PORT TOWNSEND — Photographers, artists and poets at Port Townsend High School are inviting the public to a place-based, collaborative project they will put on free display this Saturday evening.
There’s no admission charge at the event from 5 p.m. until 8 p.m. at the Cotton Building, 607 Water St., where community members can explore the students’ original works.
A reading of student poetry will start at 6:30 p.m., and community members will have a chance to talk with the students about their art and verse.
The idea of this project, said Port Townsend High School English teacher Chris Pierson, was for students to write poems inspired by their classmates’ photography and other visual artwork, and inversely, for the photo-taking, art-making students to respond to the poetry.
Port Townsend High’s English, art and photography classes worked together on the project, which features about 50 photos and other pieces of visual art.

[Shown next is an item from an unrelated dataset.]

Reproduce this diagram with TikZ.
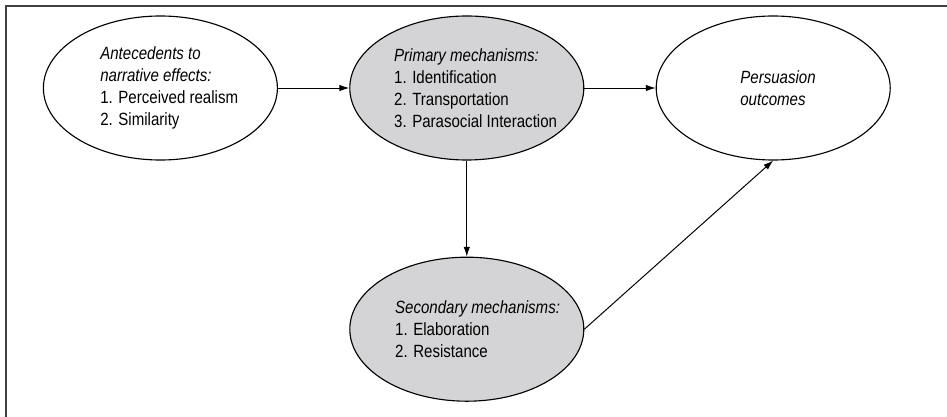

“We are really excited for the students’ responses to each other’s work,” Pierson said.
“Poetry is about image and verb, picture and action and reflection, so, in effect, the three mediums really go together more than people sometimes realize.”

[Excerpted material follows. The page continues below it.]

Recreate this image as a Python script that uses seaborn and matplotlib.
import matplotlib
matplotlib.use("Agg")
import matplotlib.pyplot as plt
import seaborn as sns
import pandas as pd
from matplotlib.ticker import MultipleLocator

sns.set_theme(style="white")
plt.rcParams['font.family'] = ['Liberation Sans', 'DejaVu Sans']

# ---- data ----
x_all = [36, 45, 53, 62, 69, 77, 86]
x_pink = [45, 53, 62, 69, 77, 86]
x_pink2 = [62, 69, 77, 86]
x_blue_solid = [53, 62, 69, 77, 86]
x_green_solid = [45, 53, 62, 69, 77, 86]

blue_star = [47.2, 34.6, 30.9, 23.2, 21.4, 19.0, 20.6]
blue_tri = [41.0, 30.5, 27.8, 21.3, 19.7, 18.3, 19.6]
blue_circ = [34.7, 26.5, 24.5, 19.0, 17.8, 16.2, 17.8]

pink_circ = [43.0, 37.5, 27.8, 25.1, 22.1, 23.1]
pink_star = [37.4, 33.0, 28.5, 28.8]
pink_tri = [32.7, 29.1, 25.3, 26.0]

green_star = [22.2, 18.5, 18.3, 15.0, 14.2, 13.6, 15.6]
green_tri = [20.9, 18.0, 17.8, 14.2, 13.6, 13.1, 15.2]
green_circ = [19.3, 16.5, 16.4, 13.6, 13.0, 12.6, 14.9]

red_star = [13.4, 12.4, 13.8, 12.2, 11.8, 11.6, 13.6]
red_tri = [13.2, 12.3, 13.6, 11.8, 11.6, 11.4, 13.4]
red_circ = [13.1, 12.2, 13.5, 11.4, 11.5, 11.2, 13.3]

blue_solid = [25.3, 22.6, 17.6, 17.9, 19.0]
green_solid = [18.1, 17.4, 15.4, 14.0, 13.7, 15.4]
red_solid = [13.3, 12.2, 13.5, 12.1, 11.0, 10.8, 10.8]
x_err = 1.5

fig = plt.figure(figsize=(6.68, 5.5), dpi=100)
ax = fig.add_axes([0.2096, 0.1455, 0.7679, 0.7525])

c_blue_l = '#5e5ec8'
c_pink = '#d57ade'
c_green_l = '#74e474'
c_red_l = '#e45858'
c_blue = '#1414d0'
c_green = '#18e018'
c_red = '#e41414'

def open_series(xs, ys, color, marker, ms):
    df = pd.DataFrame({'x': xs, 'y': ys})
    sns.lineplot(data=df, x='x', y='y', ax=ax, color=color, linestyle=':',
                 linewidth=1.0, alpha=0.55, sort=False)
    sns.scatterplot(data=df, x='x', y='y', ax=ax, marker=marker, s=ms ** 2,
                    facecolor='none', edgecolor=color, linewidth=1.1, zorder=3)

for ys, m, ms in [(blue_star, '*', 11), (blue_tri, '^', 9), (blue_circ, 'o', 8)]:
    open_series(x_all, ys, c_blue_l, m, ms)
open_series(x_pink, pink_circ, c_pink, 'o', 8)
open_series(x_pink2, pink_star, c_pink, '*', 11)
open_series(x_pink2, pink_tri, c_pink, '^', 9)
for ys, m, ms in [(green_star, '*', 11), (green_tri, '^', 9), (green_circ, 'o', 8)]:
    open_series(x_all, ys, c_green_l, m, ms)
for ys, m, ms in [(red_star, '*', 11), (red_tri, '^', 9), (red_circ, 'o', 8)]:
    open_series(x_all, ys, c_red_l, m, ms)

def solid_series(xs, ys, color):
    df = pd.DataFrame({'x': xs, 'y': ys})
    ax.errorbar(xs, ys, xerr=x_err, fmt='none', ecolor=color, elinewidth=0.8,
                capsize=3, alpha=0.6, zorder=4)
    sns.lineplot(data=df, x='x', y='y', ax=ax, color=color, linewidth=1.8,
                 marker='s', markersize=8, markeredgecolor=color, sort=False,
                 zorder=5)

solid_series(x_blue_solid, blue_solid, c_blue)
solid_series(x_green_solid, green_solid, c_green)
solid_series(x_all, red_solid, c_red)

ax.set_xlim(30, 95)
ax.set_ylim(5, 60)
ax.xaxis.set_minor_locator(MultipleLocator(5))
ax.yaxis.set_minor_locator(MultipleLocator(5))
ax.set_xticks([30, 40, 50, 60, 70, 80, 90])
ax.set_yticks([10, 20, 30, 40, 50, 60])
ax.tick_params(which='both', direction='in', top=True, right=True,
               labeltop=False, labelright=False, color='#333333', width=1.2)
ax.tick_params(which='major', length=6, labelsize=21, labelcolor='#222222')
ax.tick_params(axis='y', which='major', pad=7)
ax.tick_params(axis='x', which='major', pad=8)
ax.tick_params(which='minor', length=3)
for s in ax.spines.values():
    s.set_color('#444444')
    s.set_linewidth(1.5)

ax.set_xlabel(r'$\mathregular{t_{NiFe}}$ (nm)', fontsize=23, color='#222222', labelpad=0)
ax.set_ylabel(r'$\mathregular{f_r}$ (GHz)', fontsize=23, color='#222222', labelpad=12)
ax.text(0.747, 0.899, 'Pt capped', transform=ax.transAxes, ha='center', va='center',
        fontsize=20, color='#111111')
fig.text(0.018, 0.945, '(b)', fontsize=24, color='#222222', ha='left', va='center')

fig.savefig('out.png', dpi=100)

Pierson worked on this project with Port Townsend High photography teacher David Egeler and art teacher Michele Soderstrom.

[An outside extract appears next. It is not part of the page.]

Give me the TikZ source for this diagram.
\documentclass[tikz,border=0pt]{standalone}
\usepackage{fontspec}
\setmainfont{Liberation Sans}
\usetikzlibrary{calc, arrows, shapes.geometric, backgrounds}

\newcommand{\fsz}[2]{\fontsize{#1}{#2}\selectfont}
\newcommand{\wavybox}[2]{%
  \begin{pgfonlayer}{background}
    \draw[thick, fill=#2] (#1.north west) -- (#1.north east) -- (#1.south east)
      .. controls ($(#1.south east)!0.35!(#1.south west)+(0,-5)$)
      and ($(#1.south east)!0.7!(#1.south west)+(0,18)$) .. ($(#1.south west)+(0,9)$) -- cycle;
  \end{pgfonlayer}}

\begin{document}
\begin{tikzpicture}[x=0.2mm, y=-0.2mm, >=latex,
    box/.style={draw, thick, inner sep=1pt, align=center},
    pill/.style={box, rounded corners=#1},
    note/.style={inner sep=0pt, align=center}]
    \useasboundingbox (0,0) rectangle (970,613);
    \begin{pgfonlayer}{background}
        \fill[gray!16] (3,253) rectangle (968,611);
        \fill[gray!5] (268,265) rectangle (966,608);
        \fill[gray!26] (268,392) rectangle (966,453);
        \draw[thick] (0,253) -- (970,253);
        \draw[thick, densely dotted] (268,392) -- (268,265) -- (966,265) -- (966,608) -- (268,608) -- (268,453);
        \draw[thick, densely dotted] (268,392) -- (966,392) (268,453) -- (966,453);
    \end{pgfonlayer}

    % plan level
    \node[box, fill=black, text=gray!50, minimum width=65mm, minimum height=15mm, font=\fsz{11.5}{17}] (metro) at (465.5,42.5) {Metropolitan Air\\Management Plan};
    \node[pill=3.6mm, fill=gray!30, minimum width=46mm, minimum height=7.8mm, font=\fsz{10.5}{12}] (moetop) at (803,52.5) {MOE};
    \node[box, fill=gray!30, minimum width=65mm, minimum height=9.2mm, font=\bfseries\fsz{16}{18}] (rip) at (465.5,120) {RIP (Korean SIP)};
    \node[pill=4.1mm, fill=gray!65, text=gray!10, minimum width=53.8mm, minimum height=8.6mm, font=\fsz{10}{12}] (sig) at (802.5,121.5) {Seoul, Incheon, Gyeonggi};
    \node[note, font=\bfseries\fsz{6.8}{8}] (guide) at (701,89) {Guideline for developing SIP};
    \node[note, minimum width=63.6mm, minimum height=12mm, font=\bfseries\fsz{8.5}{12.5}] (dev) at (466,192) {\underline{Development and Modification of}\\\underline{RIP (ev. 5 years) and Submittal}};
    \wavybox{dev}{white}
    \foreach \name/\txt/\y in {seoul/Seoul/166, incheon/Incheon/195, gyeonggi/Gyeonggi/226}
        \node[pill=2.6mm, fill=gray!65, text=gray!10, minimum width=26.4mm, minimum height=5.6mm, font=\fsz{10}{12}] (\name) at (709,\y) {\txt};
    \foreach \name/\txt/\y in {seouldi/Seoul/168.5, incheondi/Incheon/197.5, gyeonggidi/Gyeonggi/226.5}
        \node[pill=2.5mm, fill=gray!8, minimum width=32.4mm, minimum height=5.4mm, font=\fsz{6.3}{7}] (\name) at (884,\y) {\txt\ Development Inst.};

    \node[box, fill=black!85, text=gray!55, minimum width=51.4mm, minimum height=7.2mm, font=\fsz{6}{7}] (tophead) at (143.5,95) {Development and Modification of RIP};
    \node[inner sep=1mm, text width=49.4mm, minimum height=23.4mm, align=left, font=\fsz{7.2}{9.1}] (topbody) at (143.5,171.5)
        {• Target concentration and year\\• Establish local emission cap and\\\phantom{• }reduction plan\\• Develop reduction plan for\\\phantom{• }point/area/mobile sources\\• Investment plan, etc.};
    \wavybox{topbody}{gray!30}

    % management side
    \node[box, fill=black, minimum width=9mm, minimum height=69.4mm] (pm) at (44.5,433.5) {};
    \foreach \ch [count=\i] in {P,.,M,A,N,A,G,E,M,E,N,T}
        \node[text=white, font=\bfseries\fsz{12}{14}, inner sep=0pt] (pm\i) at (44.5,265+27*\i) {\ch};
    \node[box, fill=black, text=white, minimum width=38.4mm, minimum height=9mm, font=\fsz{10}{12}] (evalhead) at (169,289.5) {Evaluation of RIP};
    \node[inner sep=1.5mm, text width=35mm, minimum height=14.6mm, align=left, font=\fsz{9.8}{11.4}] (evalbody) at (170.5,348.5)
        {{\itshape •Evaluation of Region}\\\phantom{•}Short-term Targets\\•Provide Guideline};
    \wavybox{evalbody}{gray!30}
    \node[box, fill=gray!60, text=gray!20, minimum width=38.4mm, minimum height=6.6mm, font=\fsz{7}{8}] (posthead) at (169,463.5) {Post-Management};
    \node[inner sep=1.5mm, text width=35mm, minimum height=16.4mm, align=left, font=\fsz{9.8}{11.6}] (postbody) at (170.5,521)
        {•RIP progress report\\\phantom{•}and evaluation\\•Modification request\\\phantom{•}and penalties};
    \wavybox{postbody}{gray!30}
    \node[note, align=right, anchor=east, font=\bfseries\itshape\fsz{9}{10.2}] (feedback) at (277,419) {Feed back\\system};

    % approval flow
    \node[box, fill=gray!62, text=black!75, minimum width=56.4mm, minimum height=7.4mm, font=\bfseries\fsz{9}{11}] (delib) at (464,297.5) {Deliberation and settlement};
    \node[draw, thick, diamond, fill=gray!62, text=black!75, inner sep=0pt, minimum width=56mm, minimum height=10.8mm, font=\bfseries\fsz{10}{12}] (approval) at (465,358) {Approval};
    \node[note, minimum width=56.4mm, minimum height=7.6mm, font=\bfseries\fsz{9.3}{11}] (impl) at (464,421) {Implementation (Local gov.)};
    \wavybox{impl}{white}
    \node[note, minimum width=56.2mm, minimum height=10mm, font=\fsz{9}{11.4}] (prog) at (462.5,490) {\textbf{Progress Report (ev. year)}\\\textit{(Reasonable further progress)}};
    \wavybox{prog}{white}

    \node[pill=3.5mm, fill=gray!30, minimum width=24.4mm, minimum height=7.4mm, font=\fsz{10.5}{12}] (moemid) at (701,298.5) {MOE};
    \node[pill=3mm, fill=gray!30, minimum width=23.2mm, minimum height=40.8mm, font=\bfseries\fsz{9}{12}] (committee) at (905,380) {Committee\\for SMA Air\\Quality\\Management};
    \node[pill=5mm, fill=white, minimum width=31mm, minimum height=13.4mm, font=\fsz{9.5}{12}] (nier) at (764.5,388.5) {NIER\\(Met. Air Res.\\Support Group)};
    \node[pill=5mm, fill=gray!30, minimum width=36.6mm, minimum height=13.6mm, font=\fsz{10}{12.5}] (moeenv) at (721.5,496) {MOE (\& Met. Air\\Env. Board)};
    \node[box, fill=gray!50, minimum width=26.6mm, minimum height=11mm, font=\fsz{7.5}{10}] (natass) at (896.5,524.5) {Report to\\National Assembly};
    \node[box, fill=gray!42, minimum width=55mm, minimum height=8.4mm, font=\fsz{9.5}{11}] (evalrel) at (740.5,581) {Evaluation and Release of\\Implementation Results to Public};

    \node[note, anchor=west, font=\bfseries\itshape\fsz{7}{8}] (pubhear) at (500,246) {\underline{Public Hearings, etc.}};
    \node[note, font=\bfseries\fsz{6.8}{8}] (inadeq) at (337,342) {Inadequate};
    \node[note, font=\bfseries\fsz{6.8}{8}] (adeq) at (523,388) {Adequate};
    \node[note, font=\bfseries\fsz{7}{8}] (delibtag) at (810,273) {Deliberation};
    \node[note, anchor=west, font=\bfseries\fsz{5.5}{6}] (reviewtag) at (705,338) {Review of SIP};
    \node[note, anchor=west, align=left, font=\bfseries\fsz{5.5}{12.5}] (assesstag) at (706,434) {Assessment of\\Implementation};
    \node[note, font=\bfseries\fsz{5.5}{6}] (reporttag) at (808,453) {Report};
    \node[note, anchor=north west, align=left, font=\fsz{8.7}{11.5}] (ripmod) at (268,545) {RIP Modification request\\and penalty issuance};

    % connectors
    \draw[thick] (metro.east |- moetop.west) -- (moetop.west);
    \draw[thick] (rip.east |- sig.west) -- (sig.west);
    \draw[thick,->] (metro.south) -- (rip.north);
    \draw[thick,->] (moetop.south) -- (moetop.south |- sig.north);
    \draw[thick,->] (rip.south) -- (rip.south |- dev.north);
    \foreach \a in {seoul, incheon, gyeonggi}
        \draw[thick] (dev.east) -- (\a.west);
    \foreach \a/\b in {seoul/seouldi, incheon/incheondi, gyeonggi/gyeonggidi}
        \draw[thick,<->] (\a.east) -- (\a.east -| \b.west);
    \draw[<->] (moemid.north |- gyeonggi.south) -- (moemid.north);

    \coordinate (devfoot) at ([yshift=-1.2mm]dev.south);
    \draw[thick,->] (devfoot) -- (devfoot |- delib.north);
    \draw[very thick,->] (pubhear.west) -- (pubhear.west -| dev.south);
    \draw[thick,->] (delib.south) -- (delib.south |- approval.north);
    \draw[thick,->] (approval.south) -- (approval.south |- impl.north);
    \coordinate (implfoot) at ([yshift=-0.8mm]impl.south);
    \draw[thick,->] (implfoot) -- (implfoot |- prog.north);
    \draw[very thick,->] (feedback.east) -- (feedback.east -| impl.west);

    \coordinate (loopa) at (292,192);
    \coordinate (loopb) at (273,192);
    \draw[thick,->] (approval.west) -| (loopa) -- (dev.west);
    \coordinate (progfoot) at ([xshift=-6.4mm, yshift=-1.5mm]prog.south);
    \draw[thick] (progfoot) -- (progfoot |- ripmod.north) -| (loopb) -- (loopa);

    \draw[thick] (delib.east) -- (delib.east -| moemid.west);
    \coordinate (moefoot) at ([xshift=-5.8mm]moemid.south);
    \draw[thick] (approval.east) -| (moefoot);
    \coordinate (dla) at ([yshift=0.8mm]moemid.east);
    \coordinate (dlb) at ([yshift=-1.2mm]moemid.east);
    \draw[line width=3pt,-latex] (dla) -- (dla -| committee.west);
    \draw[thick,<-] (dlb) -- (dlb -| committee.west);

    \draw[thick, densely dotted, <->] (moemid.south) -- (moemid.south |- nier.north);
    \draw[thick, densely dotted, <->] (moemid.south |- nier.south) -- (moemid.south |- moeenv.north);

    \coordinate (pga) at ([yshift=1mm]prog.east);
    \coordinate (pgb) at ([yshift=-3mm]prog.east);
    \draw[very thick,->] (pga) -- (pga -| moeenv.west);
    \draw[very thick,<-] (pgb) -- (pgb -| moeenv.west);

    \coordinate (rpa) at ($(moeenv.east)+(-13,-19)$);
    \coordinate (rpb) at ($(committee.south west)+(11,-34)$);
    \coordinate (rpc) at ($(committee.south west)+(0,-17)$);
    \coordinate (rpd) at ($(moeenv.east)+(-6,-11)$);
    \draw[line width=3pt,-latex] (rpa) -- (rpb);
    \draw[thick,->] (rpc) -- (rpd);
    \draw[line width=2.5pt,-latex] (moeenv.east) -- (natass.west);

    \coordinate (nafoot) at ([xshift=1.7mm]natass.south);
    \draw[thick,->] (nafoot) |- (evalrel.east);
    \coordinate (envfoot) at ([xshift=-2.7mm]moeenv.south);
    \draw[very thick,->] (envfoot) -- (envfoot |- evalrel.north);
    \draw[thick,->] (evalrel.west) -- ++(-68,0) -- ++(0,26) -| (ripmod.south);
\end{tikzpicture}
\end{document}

It’s called a place-based collaboration, Soderstrom said, because the students’ work is a way for them to engage with their community.
Having the event at the Cotton Building, she added, invites the public to reciprocate.
The Port Townsend Arts Commission provided funding for the prints and the space rental, while the Seattle Arts and Lectures Writers in the Schools program was also a partner, helping fund this year’s poet in residence at the high school, Matt Nienow.
Northwind Art and the Port Townsend Main Street Program also supported the project.